> Instructions to follow: Skip pictures; extract every line from the one with "What Apache ECharts" through the one with "var yTicks = [0, 1000, 2000, 3000, 4000]", exactly as written.

> The records:
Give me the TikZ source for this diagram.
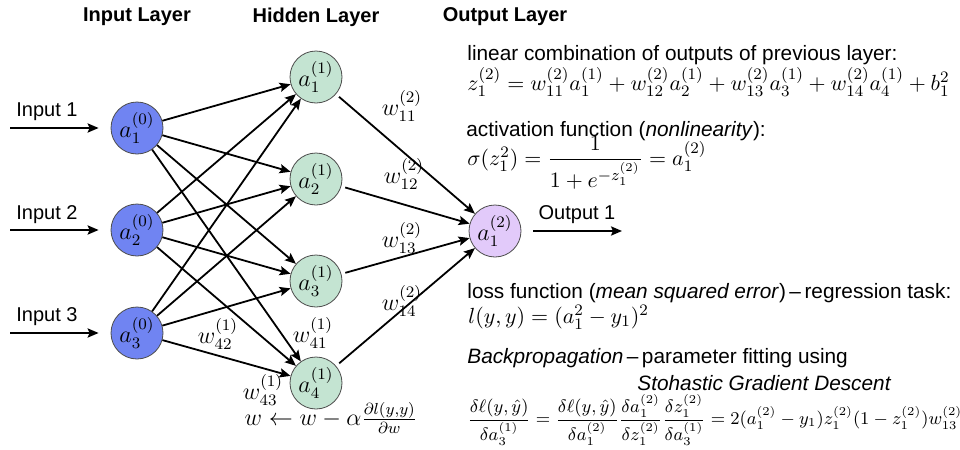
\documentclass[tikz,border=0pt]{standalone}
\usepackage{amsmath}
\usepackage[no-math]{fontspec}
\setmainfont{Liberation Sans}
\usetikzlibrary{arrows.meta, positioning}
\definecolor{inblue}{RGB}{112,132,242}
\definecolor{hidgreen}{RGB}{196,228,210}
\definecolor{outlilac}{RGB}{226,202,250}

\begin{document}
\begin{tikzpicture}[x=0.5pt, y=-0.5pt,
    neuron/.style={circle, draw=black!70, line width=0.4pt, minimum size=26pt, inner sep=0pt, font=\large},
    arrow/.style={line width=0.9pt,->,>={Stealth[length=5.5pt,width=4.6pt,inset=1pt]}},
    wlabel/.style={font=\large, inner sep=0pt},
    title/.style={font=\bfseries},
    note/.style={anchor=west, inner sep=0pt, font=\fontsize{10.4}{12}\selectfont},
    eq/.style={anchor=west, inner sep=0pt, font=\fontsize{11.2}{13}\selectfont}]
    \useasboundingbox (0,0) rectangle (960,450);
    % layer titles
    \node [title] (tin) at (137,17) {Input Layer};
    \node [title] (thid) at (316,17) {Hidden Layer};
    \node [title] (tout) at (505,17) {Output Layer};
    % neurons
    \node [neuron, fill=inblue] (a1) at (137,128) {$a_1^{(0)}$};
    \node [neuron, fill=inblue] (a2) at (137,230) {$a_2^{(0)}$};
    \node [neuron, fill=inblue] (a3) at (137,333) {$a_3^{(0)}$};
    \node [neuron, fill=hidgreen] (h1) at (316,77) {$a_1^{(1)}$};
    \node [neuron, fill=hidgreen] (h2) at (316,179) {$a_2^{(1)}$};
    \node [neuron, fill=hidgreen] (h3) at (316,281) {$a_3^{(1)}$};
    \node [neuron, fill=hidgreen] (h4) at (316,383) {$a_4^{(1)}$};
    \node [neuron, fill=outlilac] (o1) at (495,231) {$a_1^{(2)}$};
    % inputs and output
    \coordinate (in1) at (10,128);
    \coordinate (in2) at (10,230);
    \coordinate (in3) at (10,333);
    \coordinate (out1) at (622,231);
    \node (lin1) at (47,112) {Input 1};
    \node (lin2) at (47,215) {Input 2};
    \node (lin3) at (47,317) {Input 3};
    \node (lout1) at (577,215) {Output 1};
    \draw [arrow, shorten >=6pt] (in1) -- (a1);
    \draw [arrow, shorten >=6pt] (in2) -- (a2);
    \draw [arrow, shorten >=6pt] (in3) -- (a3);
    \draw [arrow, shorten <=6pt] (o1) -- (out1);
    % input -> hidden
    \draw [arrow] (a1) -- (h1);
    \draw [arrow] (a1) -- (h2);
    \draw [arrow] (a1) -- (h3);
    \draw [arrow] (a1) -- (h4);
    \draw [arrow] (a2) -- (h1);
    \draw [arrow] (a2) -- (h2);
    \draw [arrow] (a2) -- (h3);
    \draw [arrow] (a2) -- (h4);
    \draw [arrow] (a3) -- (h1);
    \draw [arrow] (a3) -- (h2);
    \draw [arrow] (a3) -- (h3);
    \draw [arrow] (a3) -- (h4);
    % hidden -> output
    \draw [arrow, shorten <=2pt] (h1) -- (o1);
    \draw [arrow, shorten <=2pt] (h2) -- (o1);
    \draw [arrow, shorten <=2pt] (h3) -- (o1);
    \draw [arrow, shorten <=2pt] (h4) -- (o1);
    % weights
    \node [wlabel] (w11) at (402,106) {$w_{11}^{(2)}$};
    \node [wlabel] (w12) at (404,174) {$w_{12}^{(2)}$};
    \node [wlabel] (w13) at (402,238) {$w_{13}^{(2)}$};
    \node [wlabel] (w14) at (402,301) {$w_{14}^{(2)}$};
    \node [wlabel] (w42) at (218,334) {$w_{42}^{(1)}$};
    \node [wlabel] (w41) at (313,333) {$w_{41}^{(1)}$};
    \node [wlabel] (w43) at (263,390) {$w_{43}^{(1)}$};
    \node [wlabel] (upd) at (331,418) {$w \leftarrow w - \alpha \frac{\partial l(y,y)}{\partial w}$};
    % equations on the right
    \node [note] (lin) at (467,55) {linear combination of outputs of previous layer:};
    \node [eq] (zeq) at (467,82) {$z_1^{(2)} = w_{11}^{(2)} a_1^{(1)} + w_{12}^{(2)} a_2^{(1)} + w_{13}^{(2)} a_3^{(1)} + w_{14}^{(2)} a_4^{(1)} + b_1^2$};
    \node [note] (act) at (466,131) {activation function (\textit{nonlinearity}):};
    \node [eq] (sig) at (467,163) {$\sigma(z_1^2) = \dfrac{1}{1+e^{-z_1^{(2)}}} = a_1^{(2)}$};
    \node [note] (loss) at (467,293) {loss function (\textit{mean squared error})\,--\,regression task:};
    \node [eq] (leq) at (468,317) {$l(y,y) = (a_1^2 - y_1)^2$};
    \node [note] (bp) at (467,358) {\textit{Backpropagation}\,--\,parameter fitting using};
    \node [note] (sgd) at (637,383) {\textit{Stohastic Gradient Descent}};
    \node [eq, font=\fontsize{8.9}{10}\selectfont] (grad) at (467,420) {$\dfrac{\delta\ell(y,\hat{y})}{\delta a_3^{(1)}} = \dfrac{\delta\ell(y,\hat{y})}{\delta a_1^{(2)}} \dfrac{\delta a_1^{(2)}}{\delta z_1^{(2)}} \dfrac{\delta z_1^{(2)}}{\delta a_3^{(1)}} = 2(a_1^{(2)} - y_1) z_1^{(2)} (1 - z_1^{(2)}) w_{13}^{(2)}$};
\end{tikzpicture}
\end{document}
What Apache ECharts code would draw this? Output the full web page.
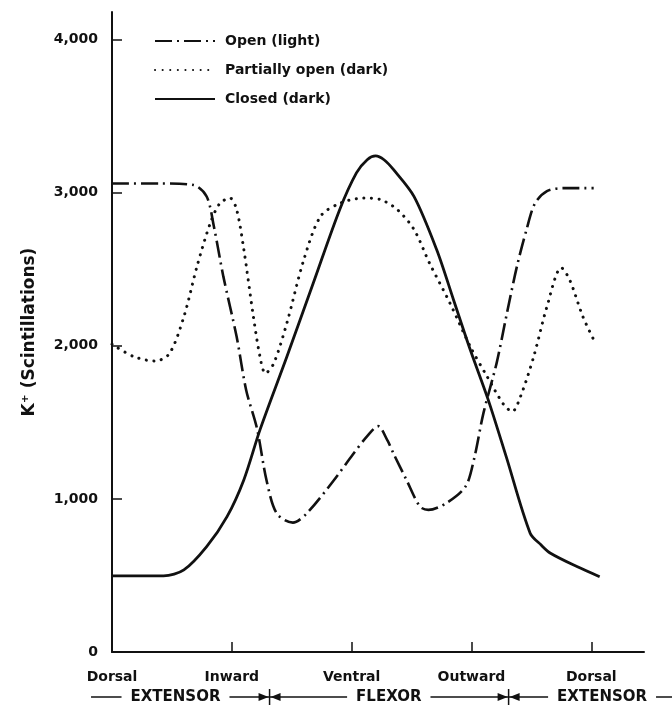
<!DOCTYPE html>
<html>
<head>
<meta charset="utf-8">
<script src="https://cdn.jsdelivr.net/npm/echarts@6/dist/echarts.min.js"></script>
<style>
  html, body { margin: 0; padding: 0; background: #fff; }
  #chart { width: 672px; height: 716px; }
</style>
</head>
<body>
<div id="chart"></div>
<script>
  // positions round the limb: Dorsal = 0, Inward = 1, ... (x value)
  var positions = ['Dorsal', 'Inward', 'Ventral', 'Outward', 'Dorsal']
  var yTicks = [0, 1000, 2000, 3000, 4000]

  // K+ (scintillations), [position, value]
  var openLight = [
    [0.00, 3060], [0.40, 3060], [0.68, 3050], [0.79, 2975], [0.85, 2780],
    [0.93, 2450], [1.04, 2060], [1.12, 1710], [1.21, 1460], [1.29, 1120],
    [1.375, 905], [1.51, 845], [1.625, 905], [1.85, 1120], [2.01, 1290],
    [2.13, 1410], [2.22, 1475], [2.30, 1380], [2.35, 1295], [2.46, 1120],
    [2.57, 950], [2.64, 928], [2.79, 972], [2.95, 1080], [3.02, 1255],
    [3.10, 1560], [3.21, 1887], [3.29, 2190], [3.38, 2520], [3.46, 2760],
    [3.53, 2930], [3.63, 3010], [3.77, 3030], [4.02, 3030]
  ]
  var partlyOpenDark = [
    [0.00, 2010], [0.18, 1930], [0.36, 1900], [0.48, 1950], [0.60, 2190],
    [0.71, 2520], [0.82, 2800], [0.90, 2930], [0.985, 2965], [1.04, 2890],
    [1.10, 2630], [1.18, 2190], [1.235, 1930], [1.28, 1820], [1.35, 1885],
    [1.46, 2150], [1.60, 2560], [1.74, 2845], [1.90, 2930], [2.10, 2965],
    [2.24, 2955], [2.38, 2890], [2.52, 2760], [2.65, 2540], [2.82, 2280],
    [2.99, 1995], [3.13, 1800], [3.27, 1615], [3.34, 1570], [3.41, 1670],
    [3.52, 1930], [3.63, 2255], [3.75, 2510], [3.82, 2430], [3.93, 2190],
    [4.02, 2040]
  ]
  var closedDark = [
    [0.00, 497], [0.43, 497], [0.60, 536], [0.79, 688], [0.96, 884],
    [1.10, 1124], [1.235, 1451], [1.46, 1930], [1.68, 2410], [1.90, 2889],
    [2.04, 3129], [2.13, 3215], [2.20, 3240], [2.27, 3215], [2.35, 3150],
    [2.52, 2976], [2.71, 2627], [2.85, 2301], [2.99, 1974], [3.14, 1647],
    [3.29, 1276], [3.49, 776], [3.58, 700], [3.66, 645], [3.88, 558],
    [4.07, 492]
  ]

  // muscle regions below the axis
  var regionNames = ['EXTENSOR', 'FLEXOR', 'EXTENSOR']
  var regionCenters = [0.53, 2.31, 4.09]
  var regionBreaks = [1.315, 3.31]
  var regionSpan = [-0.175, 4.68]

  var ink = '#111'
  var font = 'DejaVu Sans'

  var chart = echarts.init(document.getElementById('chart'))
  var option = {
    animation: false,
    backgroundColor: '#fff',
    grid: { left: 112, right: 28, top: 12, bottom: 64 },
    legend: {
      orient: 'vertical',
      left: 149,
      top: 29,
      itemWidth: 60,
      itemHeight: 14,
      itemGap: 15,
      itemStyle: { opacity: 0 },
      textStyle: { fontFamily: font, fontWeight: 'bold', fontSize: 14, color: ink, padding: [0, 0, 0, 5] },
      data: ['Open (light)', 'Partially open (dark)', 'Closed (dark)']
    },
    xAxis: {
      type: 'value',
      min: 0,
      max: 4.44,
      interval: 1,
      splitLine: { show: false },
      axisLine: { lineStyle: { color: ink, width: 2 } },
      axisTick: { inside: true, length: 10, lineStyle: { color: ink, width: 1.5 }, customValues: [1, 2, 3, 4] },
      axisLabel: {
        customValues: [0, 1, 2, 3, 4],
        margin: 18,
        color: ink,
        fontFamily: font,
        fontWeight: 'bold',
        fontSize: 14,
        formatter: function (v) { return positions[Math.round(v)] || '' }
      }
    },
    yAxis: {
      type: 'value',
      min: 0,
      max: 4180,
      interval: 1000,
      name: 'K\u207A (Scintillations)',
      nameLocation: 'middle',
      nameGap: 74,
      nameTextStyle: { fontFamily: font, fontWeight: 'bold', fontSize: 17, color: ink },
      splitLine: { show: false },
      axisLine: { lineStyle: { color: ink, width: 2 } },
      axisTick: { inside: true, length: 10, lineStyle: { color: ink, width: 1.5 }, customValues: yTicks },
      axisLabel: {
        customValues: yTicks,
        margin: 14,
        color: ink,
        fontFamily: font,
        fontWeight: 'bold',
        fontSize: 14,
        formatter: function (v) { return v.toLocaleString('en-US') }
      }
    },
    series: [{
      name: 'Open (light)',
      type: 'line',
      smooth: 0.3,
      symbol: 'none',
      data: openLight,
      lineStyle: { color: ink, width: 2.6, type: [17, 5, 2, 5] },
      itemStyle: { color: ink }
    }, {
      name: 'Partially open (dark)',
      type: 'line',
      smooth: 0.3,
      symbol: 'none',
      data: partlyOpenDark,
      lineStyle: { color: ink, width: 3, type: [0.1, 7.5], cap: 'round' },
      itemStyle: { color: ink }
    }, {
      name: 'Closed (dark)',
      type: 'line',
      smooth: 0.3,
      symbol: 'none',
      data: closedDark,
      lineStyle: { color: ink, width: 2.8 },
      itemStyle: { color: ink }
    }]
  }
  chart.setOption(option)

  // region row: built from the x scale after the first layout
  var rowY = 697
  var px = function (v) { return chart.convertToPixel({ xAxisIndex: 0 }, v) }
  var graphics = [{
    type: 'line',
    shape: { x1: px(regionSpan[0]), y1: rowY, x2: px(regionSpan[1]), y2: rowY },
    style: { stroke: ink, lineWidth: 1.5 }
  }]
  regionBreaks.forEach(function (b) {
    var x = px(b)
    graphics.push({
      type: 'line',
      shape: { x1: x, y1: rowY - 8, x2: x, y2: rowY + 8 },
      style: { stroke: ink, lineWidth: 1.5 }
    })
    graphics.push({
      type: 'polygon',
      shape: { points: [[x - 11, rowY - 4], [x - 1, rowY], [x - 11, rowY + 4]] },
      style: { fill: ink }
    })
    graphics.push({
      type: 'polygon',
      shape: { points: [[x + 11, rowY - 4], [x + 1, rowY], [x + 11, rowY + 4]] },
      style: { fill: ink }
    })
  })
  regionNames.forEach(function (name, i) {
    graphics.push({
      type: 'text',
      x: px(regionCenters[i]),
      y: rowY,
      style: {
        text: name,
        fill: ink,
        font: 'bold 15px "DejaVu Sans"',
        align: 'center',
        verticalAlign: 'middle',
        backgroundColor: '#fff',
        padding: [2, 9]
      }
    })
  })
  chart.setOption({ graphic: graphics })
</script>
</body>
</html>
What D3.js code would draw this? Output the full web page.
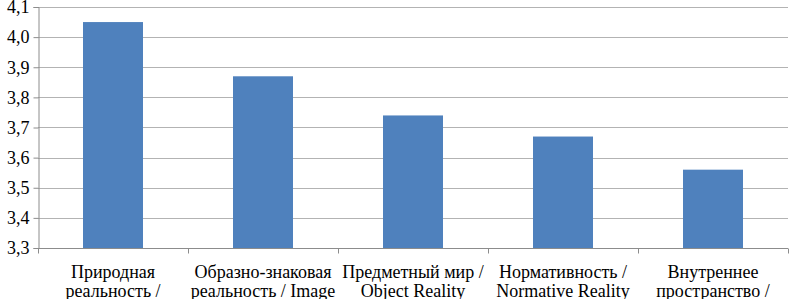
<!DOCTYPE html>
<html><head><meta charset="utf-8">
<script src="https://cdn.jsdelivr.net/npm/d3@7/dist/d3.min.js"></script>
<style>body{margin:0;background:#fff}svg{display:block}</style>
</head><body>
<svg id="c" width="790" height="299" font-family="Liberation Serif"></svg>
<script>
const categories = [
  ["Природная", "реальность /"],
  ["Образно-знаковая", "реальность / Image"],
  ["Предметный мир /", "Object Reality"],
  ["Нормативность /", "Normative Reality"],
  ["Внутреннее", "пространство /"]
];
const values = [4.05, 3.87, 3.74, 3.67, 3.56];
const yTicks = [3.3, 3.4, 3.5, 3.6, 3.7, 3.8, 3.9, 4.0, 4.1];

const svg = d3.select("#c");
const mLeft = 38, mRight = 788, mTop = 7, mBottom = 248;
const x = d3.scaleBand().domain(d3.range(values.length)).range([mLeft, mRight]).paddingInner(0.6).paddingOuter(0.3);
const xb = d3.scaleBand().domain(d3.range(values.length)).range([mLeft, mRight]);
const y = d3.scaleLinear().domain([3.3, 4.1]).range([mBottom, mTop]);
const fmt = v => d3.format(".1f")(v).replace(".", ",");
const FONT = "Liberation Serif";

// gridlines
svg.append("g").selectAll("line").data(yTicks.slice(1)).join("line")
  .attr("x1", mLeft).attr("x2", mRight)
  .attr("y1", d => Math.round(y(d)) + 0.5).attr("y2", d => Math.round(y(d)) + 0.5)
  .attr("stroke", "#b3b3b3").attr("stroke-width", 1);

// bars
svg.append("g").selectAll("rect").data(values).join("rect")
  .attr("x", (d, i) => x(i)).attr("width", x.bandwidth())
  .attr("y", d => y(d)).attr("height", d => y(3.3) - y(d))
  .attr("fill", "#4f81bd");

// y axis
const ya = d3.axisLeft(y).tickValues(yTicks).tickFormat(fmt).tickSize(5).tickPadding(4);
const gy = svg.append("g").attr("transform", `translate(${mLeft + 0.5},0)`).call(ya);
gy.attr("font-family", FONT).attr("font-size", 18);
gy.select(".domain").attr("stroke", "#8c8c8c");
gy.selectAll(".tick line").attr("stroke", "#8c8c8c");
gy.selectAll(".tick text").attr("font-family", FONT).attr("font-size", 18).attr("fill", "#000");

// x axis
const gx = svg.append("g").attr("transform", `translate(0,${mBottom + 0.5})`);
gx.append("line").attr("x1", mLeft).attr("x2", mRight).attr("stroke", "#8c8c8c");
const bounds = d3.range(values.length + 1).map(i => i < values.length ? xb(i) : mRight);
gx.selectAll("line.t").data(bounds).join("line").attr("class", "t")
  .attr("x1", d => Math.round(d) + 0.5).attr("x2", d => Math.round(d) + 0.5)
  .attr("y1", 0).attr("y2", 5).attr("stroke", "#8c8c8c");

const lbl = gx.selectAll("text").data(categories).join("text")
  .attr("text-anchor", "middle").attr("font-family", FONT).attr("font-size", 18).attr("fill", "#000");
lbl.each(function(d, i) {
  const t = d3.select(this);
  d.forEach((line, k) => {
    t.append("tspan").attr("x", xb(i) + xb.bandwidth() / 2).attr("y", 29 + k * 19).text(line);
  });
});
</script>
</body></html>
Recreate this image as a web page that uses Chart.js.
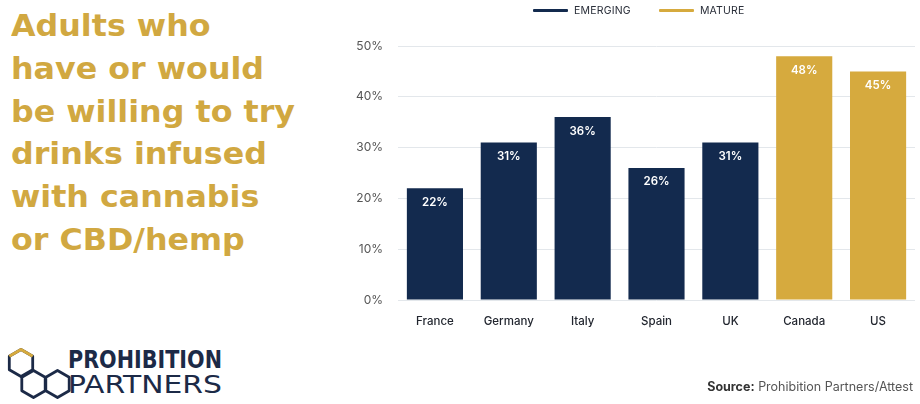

> Exercise answer:
What Apache ECharts code would draw this? Output the full web page.
<!DOCTYPE html>
<html>
<head>
<meta charset="utf-8">
<script src="https://cdn.jsdelivr.net/npm/echarts@6/dist/echarts.min.js"></script>
<style>
  html, body { margin: 0; padding: 0; background: #fff; }
  #chart { width: 672px; height: 716px; }
</style>
</head>
<body>
<div id="chart"></div>
<script>
  // positions round the limb: Dorsal = 0, Inward = 1, ... (x value)
  var positions = ['Dorsal', 'Inward', 'Ventral', 'Outward', 'Dorsal']
  var yTicks = [0, 1000, 2000, 3000, 4000]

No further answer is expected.